Epoux chrétiens, vous n'avez pas dans l'Eglise la simple mission d'engendrer des enfants pour les offrir, pierres vivantes, au travail des ministres de Dieu que sont les prêtres. Les grâces si abondantes que le sacrement de mariage vous communique, vous ne les recevez pas seulement pour rester pleinement et constamment fidèles à la loi de Dieu dans l'auguste moment d'appeler vos enfants à la vie, et pour affronter et supporter avec un courage chrétien les peines, les souffrances et les préoccupations qui accompagnent ce moment et qui le suivent. Ces grâces vous ont été données également pour vous sanctifier, vous éclairer et vous fortifier dans votre ministère corporel et spirituel ; car, avec la vie naturelle, vous avez le devoir, comme instruments de Dieu, de conserver et de contribuer à développer dans les enfants qu'il vous donnera la vie spirituelle qu'ils reçoivent au baptême.

Aux enfants nouveau-nés, donnez aussi « le pur lait spirituel » (I P 2, 2), afin « qu'il les fasse grandir pour le salut » ; faites-en des pierres vivantes du temple de Dieu, vous qui selon la parole de saint Pierre, formez, par la grâce du mariage, « un temple spirituel, un sacerdoce saint » (I Pierre, 2, 5). Dans la formation chrétienne des petites âmes que Dieu vous confiera, une part vous est réservée, un ministère dont vous n'avez pas le droit de vous désintéresser et où personne ne pourra se substituer pleinement à vous.

Dans cette formation, vous irez bien demander l'aide de prêtres zélés et de catéchistes, l'aide aussi des excellents éducateurs que sont les religieux et les religieuses ; mais cette aide aura beau être grande, précieuse et large, elle ne vous libérera jamais de votre devoir et de vos responsabilités. Que de fois les maîtres chrétiens se plaignent et se lamentent des difficultés, parfois même des obstacles insurmontables, qu'ils rencontrent dans l'éducation des enfants confiés à leurs soins : ils doivent remédier aux déficiences de la famille, suppléer parfois à la famille elle-même ; ils doivent faire ce qu'elle a mal fait ou ce qu'elle n'a pas fait.
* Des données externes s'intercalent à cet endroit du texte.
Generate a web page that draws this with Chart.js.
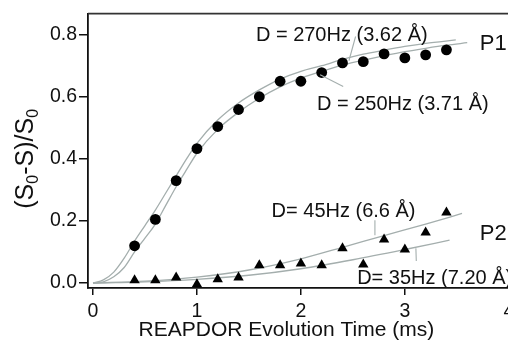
<!DOCTYPE html>
<html>
<head>
<meta charset="utf-8">
<script src="https://cdn.jsdelivr.net/npm/chart.js@4.4.1/dist/chart.umd.min.js"></script>
<style>
html,body{margin:0;padding:0;overflow:hidden;background:#fff}
</style>
</head>
<body>
<canvas id="myChart" width="540" height="341"></canvas>
<script>
// measured points (ms, (S0-S)/S0)
const times=[0.4,0.6,0.8,1.0,1.2,1.4,1.6,1.8,2.0,2.2,2.4,2.6,2.8,3.0,3.2,3.4]
const p1Vals=[0.12,0.205,0.33,0.433,0.504,0.559,0.60,0.65,0.65,0.678,0.709,0.713,0.738,0.725,0.735,0.751]
const p2Vals=[0.009,0.009,0.018,-0.004,0.012,0.018,0.057,0.057,0.063,0.057,0.112,0.06,0.14,0.108,0.163,0.227]

// fitted curves
const fit270X=[0,0.1,0.2,0.3,0.4,0.5,0.6,0.7,0.8,0.9,1.0,1.2,1.4,1.6,1.8,2.0,2.2,2.4,2.6,2.8,3.0,3.2,3.49]
const fit270Y=[0,0.01,0.035,0.08,0.135,0.185,0.235,0.29,0.345,0.40,0.45,0.525,0.58,0.622,0.657,0.682,0.70,0.72,0.737,0.75,0.762,0.772,0.783]
const fit250X=[0,0.1,0.2,0.3,0.4,0.5,0.6,0.7,0.8,0.9,1.0,1.2,1.4,1.6,1.8,2.0,2.2,2.4,2.6,2.8,3.0,3.2,3.4,3.6]
const fit250Y=[0,0.004,0.02,0.05,0.10,0.145,0.19,0.25,0.31,0.365,0.418,0.495,0.55,0.595,0.632,0.66,0.682,0.702,0.718,0.732,0.745,0.756,0.766,0.774]
const fit45X=[0,0.5,1.0,1.5,2.0,2.4,2.8,3.2,3.55]
const fit45Y=[0,0.006,0.019,0.042,0.078,0.115,0.153,0.19,0.224]
const fit35X=[0,0.5,1.0,1.5,2.0,2.5,3.0,3.43]
const fit35Y=[0,0.004,0.012,0.025,0.046,0.075,0.108,0.138]

const xTicks=[0,1,2,3,4]
const yTicks=[0,0.2,0.4,0.6,0.8]

const noteText=['D = 270Hz (3.62 Å)','D = 250Hz (3.71 Å)','D= 45Hz (6.6 Å)','D= 35Hz (7.20 Å)']
const seriesNames=['P1','P2']

// label placement, in data units
const notePos=[[1.567,0.781],[2.154,0.556],[1.718,0.212],[2.541,-0.003]]
const leaders=[[2.526,0.794,2.462,0.716],[2.185,0.671,2.407,0.633],[2.712,0.202,2.712,0.154],[3.106,0.112,3.11,0.071]]
const namePos=[[3.72,0.752],[3.72,0.138]]

const curveColor='#a4aead'
const fam="'Liberation Sans', Arial, sans-serif"
const pts=(xs,ys)=>xs.map((x,i)=>({x:x,y:ys[i]}))

function curve(xs,ys){
  return {data:pts(xs,ys),showLine:true,pointRadius:0,borderColor:curveColor,borderWidth:1.3,
    cubicInterpolationMode:'monotone',fill:false}
}

const extras={
  id:'extras',
  afterDraw(chart){
    const ctx=chart.ctx, a=chart.chartArea
    const xs=chart.scales.x, ys=chart.scales.y
    ctx.save()
    // top frame line
    ctx.strokeStyle='#333'
    ctx.lineWidth=1.8
    ctx.beginPath();ctx.moveTo(a.left,a.top);ctx.lineTo(a.right,a.top);ctx.stroke()
    // leader lines
    ctx.strokeStyle=curveColor
    ctx.lineWidth=1.1
    leaders.forEach(l=>{
      ctx.beginPath()
      ctx.moveTo(xs.getPixelForValue(l[0]),ys.getPixelForValue(l[1]))
      ctx.lineTo(xs.getPixelForValue(l[2]),ys.getPixelForValue(l[3]))
      ctx.stroke()
    })
    ctx.fillStyle='#111'
    ctx.textBaseline='alphabetic'
    ctx.textAlign='left'
    ctx.font='20px '+fam
    noteText.forEach((t,i)=>{
      ctx.fillText(t,xs.getPixelForValue(notePos[i][0]),ys.getPixelForValue(notePos[i][1]))
    })
    ctx.font='22px '+fam
    seriesNames.forEach((t,i)=>{
      ctx.fillText(t,xs.getPixelForValue(namePos[i][0]),ys.getPixelForValue(namePos[i][1]))
    })
    // x title
    ctx.textAlign='center'
    ctx.font='21px '+fam
    ctx.fillText('REAPDOR Evolution Time (ms)',xs.getPixelForValue(1.86),336)
    // y title with subscripts
    const parts=[['(S',0],['0',1],['-S)/S',0],['0',1]]
    const big='25px '+fam, small='16px '+fam
    let total=0
    parts.forEach(p=>{ctx.font=p[1]?small:big;total+=ctx.measureText(p[0]).width})
    ctx.translate(33,ys.getPixelForValue(0.4))
    ctx.rotate(-Math.PI/2)
    ctx.textAlign='left'
    let px=-total/2
    parts.forEach(p=>{
      ctx.font=p[1]?small:big
      ctx.fillText(p[0],px,p[1]?5:0)
      px+=ctx.measureText(p[0]).width
    })
    ctx.restore()
  }
}

Chart.defaults.font.family=fam
const ctx=document.getElementById('myChart').getContext('2d')
const chart=new Chart(ctx,{
  type:'scatter',
  data:{
    datasets:[
      {data:pts(times,p1Vals),pointStyle:'circle',pointRadius:5.4,backgroundColor:'#000',borderColor:'#000',borderWidth:0},
      {data:pts(times,p2Vals),pointStyle:'triangle',pointRadius:6,backgroundColor:'#000',borderColor:'#000',borderWidth:0},
      curve(fit270X,fit270Y),
      curve(fit250X,fit250Y),
      curve(fit45X,fit45Y),
      curve(fit35X,fit35Y)
    ]
  },
  options:{
    responsive:false,
    animation:false,
    layout:{autoPadding:false,padding:{top:13,left:0,right:0,bottom:0}},
    plugins:{legend:{display:false},tooltip:{enabled:false}},
    scales:{
      x:{
        type:'linear',min:-0.048,max:4.3,
        afterBuildTicks:s=>{s.ticks=xTicks.map(v=>({value:v}))},
        afterFit:s=>{s.height=53;s.paddingLeft=0;s.paddingRight=0},
        grid:{drawOnChartArea:false,tickLength:7,color:'#111',lineWidth:1.5},
        border:{color:'#111',width:1.8},
        ticks:{color:'#111',font:{size:19.5},padding:5,maxRotation:0,callback:v=>String(v)}
      },
      y:{
        type:'linear',min:-0.016,max:0.8675,
        afterBuildTicks:s=>{s.ticks=yTicks.map(v=>({value:v}))},
        afterFit:s=>{s.width=88},
        grid:{drawOnChartArea:false,tickLength:9,color:'#111',lineWidth:1.5},
        border:{color:'#111',width:1.8},
        ticks:{color:'#111',font:{size:19.5},padding:2,callback:v=>v.toFixed(1)}
      }
    }
  },
  plugins:[extras]
})
</script>
</body>
</html>
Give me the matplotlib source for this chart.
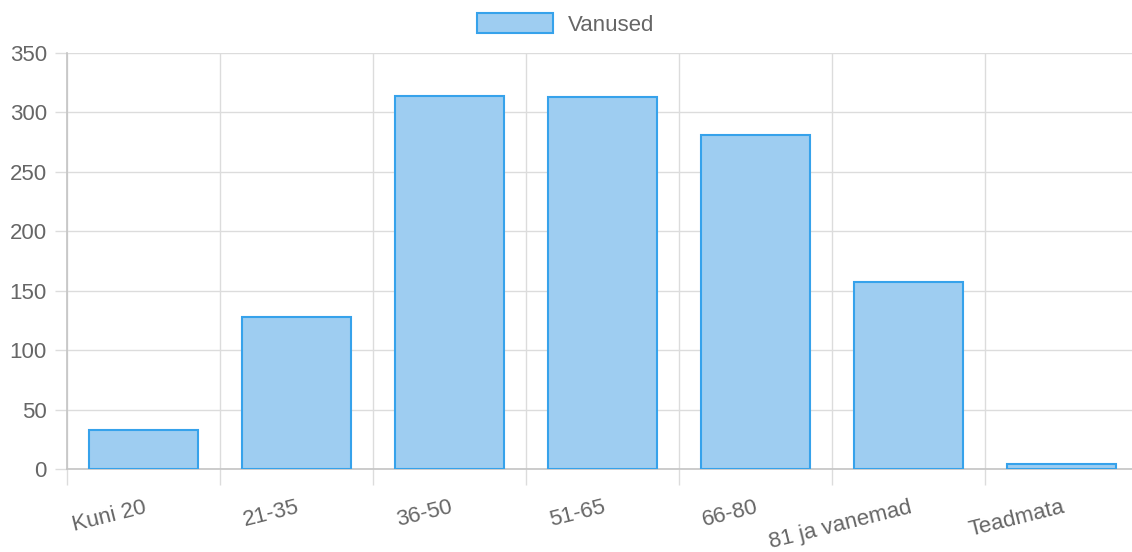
import matplotlib.pyplot as plt
import numpy as np

# Data
categories = ['Kuni 20', '21-35', '36-50', '51-65', '66-80', '81 ja vanemad', 'Teadmata']
values = [33, 128, 314, 313, 281, 157, 4]
series_name = 'Vanused'
y_ticks = [0, 50, 100, 150, 200, 250, 300, 350]

plt.rcParams['font.family'] = ['Liberation Sans', 'DejaVu Sans']

fill = '#9ecdf1'
edge = '#36a2eb'
grid_c = '#dcdcdc'
text_c = '#666666'

fig = plt.figure(figsize=(11.32, 5.52), dpi=100)
ax = fig.add_axes([67 / 1132, 1 - 469 / 552, (1138 - 67) / 1132, (469 - 53) / 552])

x = np.arange(len(categories))
ax.bar(x, values, width=0.71, color=fill, edgecolor=edge, linewidth=1.5,
       label=series_name, zorder=3)

ax.set_xlim(-0.5, len(categories) - 0.5)
ax.set_ylim(0, 350)
ax.set_yticks(y_ticks)
ax.set_xticks(x)
ax.set_xticklabels(categories, rotation=14, ha='right', rotation_mode='anchor')
ax.set_xticks(np.arange(-0.5, len(categories), 1), minor=True)

ax.tick_params(axis='y', length=8.5, width=1, color=grid_c, pad=6,
               labelsize=16, labelcolor=text_c)
ax.tick_params(axis='x', which='major', length=0, pad=20,
               labelsize=16, labelcolor=text_c)
ax.tick_params(axis='x', which='minor', length=11.5, width=1, color=grid_c)

ax.grid(axis='y', which='major', color=grid_c, linewidth=1, zorder=0)
ax.grid(axis='x', which='minor', color=grid_c, linewidth=1, zorder=0)

for s in ['top', 'right']:
    ax.spines[s].set_visible(False)
for s in ['left', 'bottom']:
    ax.spines[s].set_color('#c4c4c4')
    ax.spines[s].set_linewidth(1.2)

leg = fig.legend(loc='upper center', bbox_to_anchor=(0.5, 1.0), ncol=1, frameon=False,
                 fontsize=16, handlelength=3.4, handleheight=1.0, handletextpad=0.7,
                 borderaxespad=0.2)
for t in leg.get_texts():
    t.set_color(text_c)

fig.savefig('out.png', dpi=100)
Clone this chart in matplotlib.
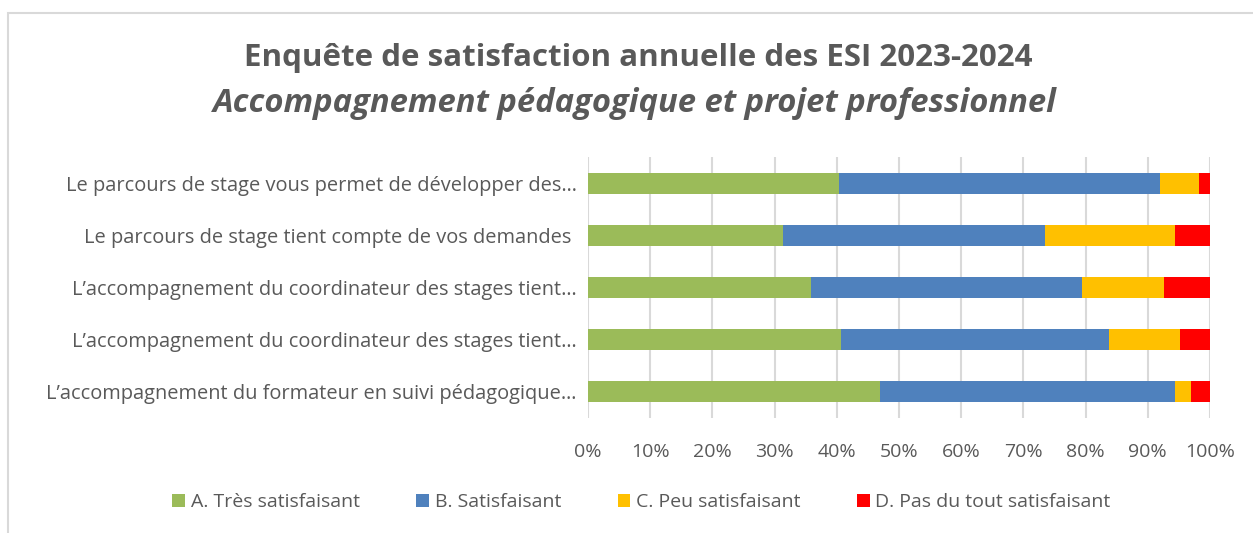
import matplotlib.pyplot as plt
import numpy as np
from matplotlib.patches import Rectangle

# Questions, top to bottom as displayed
questions = [
    "Le parcours de stage vous permet de développer des…",
    "Le parcours de stage tient compte de vos demandes ",
    "L\u2019accompagnement du coordinateur des stages tient…",
    "L\u2019accompagnement du coordinateur des stages tient…",
    "L\u2019accompagnement du formateur en suivi pédagogique…",
]

series_names = ["A. Très satisfaisant", "B. Satisfaisant",
                "C. Peu satisfaisant", "D. Pas du tout satisfaisant"]
tres_satisfaisant = [40.3, 31.4, 35.9, 40.6, 46.9]
satisfaisant = [51.7, 42.1, 43.6, 43.1, 47.5]
peu_satisfaisant = [6.2, 20.9, 13.1, 11.4, 2.5]
pas_du_tout = [1.8, 5.6, 7.4, 4.9, 3.1]
colors = ["#9bbb59", "#4f81bd", "#ffc000", "#ff0000"]

plt.rcParams['font.family'] = ['Open Sans', 'DejaVu Sans']
txt = "#595959"

fig = plt.figure(figsize=(12.53, 5.33), dpi=100)
ax = fig.add_axes([588 / 1253, 1 - 418 / 533, 622 / 1253, 261 / 533])

# chart border
fig.patches.append(Rectangle((8 / 1253, -0.1), 1.2, 1 - 13 / 533 + 0.1,
                             transform=fig.transFigure, fill=False,
                             edgecolor="#d9d9d9", lw=1.5))

y = np.arange(len(questions))
left = np.zeros(len(questions))
for name, vals, c in zip(series_names,
                         [tres_satisfaisant, satisfaisant, peu_satisfaisant, pas_du_tout],
                         colors):
    vals = np.array(vals)
    ax.barh(y, vals, left=left, height=0.4, color=c, label=name, zorder=3)
    left += vals

ax.set_xlim(0, 100)
ax.set_ylim(len(questions) - 0.5, -0.5)
ax.set_xticks(np.arange(0, 101, 10))
ax.set_xticklabels([f"{v}%" for v in range(0, 101, 10)])
ax.set_yticks(y)
ax.set_yticklabels(questions)
ax.grid(axis='x', color="#d9d9d9", lw=1.5, zorder=0)
for s in ax.spines.values():
    s.set_visible(False)
ax.tick_params(length=0, colors=txt)
ax.tick_params(axis='x', pad=18, labelsize=14)
ax.tick_params(axis='y', pad=8, labelsize=14.4)

fig.text(0.509, 1 - 58 / 533, "Enquête de satisfaction annuelle des ESI 2023-2024",
         ha='center', va='center', fontsize=22.5, fontweight='bold', color=txt)
fig.text(0.507, 1 - 104 / 533, "Accompagnement pédagogique et projet professionnel",
         ha='center', va='center', fontsize=23.6, fontweight='bold',
         style='italic', color=txt)

fig.legend(loc='center', bbox_to_anchor=(0.512, 1 - 502 / 533), ncol=4,
           frameon=False, fontsize=14, labelcolor=txt, handlelength=0.65,
           handleheight=0.65, handletextpad=0.3, columnspacing=2.9)

fig.savefig("out.png", dpi=100)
Les petits anges que le ciel vous donnera, conservez-les pour le Seigneur, pour sa céleste Jérusalem et pour l'Eglise. N'oubliez jamais qu'auprès du berceau doivent se tenir deux pères et maîtres, l'un naturel et l'autre spirituel. Selon les dispositions ordinaires de la divine providence, les âmes ne peuvent parvenir à une vie chrétienne et au salut hors de l'Eglise et sans le ministère des prêtres que le sacrement de l'ordre a préparés. De même, ne l'oubliez jamais, les enfants ne peuvent pour l'ordinaire grandir dans la vie chrétienne que dans un foyer domestique où les parents, unis et bénits par le sacrement de mariage, remplissent le ministère qui leur est propre.

Chers jeunes époux, daigne notre bon Seigneur et Maître, qui a restauré l'union conjugale, daigne le Christ verser dans vos cœurs l'intelligence et l'amour de la mission que ce sacrement vous a confiée dans l'Eglise, et vous donner l'élan, le courage et la confiance nécessaires pour vous maintenir dans une incessante fidélité à cette incomparable mission.